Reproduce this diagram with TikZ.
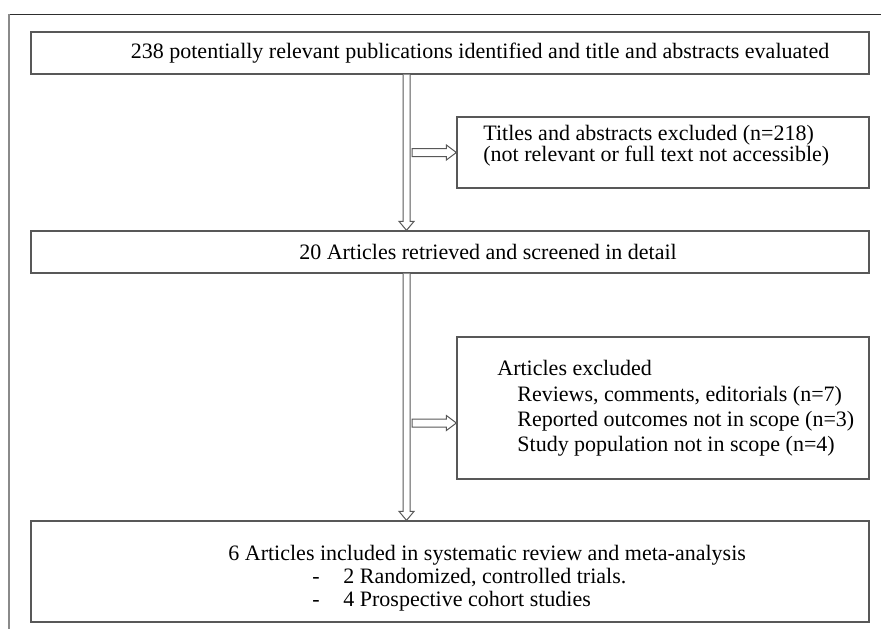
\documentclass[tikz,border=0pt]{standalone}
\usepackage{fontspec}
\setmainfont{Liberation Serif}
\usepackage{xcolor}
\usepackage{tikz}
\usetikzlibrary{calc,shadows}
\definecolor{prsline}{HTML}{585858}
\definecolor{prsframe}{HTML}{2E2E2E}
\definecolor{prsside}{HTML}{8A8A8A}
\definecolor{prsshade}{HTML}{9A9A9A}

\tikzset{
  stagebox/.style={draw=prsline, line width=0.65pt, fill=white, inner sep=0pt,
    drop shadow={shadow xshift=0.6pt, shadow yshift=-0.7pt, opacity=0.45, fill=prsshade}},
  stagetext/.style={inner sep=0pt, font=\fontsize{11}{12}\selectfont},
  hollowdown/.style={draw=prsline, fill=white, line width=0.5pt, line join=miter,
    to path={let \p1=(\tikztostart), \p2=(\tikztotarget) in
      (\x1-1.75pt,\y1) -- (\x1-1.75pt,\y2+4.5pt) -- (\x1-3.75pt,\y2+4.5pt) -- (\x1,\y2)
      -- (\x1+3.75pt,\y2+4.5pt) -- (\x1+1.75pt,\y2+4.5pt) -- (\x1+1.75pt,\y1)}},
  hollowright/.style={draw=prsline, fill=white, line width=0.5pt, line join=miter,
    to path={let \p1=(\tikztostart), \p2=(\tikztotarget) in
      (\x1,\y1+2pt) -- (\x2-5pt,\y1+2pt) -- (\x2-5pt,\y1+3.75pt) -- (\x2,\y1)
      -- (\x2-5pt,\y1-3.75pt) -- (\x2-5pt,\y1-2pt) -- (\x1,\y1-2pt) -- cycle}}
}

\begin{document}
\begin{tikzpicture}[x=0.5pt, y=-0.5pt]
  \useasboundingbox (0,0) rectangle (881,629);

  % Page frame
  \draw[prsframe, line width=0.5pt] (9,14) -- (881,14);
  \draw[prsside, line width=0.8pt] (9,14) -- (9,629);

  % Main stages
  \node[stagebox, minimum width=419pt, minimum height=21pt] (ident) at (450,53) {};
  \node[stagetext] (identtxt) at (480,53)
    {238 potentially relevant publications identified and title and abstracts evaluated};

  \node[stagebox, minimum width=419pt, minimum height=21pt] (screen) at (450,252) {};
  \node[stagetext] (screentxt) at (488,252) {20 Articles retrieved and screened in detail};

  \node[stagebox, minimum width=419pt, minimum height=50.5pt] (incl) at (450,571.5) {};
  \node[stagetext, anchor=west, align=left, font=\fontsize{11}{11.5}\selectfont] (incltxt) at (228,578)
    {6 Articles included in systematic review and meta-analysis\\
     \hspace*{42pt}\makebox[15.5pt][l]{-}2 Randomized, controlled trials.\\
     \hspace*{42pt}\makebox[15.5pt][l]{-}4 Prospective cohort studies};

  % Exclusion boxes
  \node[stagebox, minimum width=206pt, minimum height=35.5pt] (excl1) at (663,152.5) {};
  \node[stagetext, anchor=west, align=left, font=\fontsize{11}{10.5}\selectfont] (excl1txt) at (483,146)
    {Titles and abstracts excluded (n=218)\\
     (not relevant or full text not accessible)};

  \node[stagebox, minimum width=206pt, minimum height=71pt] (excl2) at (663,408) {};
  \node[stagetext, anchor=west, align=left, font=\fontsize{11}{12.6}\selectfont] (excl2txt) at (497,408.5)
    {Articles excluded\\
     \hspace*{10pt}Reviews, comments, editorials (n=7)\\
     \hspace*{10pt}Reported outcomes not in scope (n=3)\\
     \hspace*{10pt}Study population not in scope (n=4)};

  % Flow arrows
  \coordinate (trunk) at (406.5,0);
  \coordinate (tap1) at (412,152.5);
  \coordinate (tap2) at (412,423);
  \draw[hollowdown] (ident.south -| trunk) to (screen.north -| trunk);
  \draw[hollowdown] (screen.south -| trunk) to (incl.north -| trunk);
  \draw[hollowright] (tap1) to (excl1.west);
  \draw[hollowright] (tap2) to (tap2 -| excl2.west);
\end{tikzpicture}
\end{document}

++++

Problem requirements: Make an exact copy of the data, leaving its pictures out.

Task response:
Reproduce this diagram with TikZ.
\documentclass[tikz,border=0pt]{standalone}
\usepackage{fontspec}
\setmainfont{Liberation Serif}
\usepackage{xcolor}
\usepackage{tikz}
\usetikzlibrary{calc,shadows}
\definecolor{prsline}{HTML}{585858}
\definecolor{prsframe}{HTML}{2E2E2E}
\definecolor{prsside}{HTML}{8A8A8A}
\definecolor{prsshade}{HTML}{9A9A9A}

\tikzset{
  stagebox/.style={draw=prsline, line width=0.65pt, fill=white, inner sep=0pt,
    drop shadow={shadow xshift=0.6pt, shadow yshift=-0.7pt, opacity=0.45, fill=prsshade}},
  stagetext/.style={inner sep=0pt, font=\fontsize{11}{12}\selectfont},
  hollowdown/.style={draw=prsline, fill=white, line width=0.5pt, line join=miter,
    to path={let \p1=(\tikztostart), \p2=(\tikztotarget) in
      (\x1-1.75pt,\y1) -- (\x1-1.75pt,\y2+4.5pt) -- (\x1-3.75pt,\y2+4.5pt) -- (\x1,\y2)
      -- (\x1+3.75pt,\y2+4.5pt) -- (\x1+1.75pt,\y2+4.5pt) -- (\x1+1.75pt,\y1)}},
  hollowright/.style={draw=prsline, fill=white, line width=0.5pt, line join=miter,
    to path={let \p1=(\tikztostart), \p2=(\tikztotarget) in
      (\x1,\y1+2pt) -- (\x2-5pt,\y1+2pt) -- (\x2-5pt,\y1+3.75pt) -- (\x2,\y1)
      -- (\x2-5pt,\y1-3.75pt) -- (\x2-5pt,\y1-2pt) -- (\x1,\y1-2pt) -- cycle}}
}

\begin{document}
\begin{tikzpicture}[x=0.5pt, y=-0.5pt]
  \useasboundingbox (0,0) rectangle (881,629);

  % Page frame
  \draw[prsframe, line width=0.5pt] (9,14) -- (881,14);
  \draw[prsside, line width=0.8pt] (9,14) -- (9,629);

  % Main stages
  \node[stagebox, minimum width=419pt, minimum height=21pt] (ident) at (450,53) {};
  \node[stagetext] (identtxt) at (480,53)
    {238 potentially relevant publications identified and title and abstracts evaluated};

  \node[stagebox, minimum width=419pt, minimum height=21pt] (screen) at (450,252) {};
  \node[stagetext] (screentxt) at (488,252) {20 Articles retrieved and screened in detail};

  \node[stagebox, minimum width=419pt, minimum height=50.5pt] (incl) at (450,571.5) {};
  \node[stagetext, anchor=west, align=left, font=\fontsize{11}{11.5}\selectfont] (incltxt) at (228,578)
    {6 Articles included in systematic review and meta-analysis\\
     \hspace*{42pt}\makebox[15.5pt][l]{-}2 Randomized, controlled trials.\\
     \hspace*{42pt}\makebox[15.5pt][l]{-}4 Prospective cohort studies};

  % Exclusion boxes
  \node[stagebox, minimum width=206pt, minimum height=35.5pt] (excl1) at (663,152.5) {};
  \node[stagetext, anchor=west, align=left, font=\fontsize{11}{10.5}\selectfont] (excl1txt) at (483,146)
    {Titles and abstracts excluded (n=218)\\
     (not relevant or full text not accessible)};

  \node[stagebox, minimum width=206pt, minimum height=71pt] (excl2) at (663,408) {};
  \node[stagetext, anchor=west, align=left, font=\fontsize{11}{12.6}\selectfont] (excl2txt) at (497,408.5)
    {Articles excluded\\
     \hspace*{10pt}Reviews, comments, editorials (n=7)\\
     \hspace*{10pt}Reported outcomes not in scope (n=3)\\
     \hspace*{10pt}Study population not in scope (n=4)};

  % Flow arrows
  \coordinate (trunk) at (406.5,0);
  \coordinate (tap1) at (412,152.5);
  \coordinate (tap2) at (412,423);
  \draw[hollowdown] (ident.south -| trunk) to (screen.north -| trunk);
  \draw[hollowdown] (screen.south -| trunk) to (incl.north -| trunk);
  \draw[hollowright] (tap1) to (excl1.west);
  \draw[hollowright] (tap2) to (tap2 -| excl2.west);
\end{tikzpicture}
\end{document}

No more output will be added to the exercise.